足に故障があれば、当然走り込み他、メニューの数をこなしても、トレーニング効果に不足が出るのは避けがたいことでしょうね。身体つきを見ても、年齢や上昇期にあるはずのボクサーには見えなかったというか。調整は精一杯やって、やっと作れた身体かな、という印象でした。さらにいうなら、そんな状態で精神的に充実しているわけもないでしょうしね。仰る通り、この先一年くらいが、彼の今後を決める、と見ていいかも知れません。世界どうというのは、それらの話とはまた別の次元ではあるでしょうね。絶好調で強烈な勝ち方をしたとて、それでもまだ...と。
しかし、、、今時このラウンドガールの衣装のセンスはないですね。G+で第一試合から見てたのですが、それ以外もいろいろと、いつもにも増して興行全体の「場末感」が強めで。
余談ですが、数日前に大橋ジムのキッズコースを紹介する記事を読みまして。そこでは楽しく安全に、かつしっかりとボクシングを学ぶ子どもたちの姿が描かれていて、これなら通わせてもいいと思う親もいるだろうと。そんなことを思った直後だったので、余計「キツく」感じられました。ボクシングの人気低下は、王座乱立だの低調なマッチメイクだの不可解な判定だのありますが、「それ以前」の話ですね。

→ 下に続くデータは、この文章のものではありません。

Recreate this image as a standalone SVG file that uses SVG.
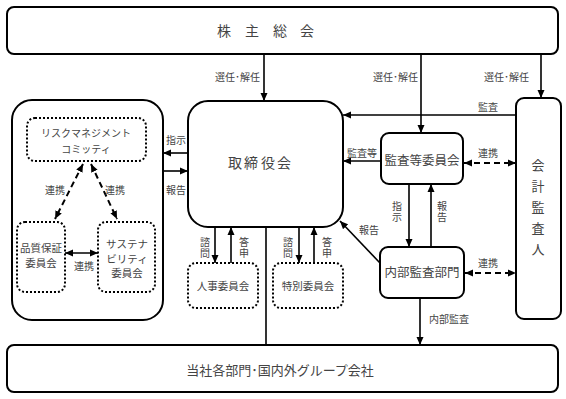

確かに、試合内容も、選手の動きから伝わってくるもので、印象が左右されるものですね。選手にしたら、そういう見られ方は不本意かもしれませんが、こちらとしてはどうしても、そうなってしまう部分があります。
結局は体調不良、故障などによって、自信の源であろう練習段階から抱えた不安が、試合運びに影響してしまっているのでしょうね。それでも結果は出している、内容も悪いとまでは言えないのは、井上浩樹の非凡さの証でもありましょうが。
興行全体の雰囲気は、正直、もうこちらの感性が麻痺してしまっているのでしょうか、あまり感じることなく、コメントいただいて虚を突かれたような気持ちでした。ラウンドガールの衣装、と言われて、録画を見返してみたら、ああなるほど、確かに...とは思いましたが。私はそもそも、ラウンドガール不要派ですし、ブログ書く対象の試合の場合、インターバルはメモの整理に忙しい時間だったりもしまして。
大橋秀行の世代あたりから、ボクシング競技者の間口を広げていこう、という意志は見てとれるようになりましたね。戦前からあるスポーツの多くがそうであるように、旧弊の存在はそれでも、まだまだ大きく重いものですが。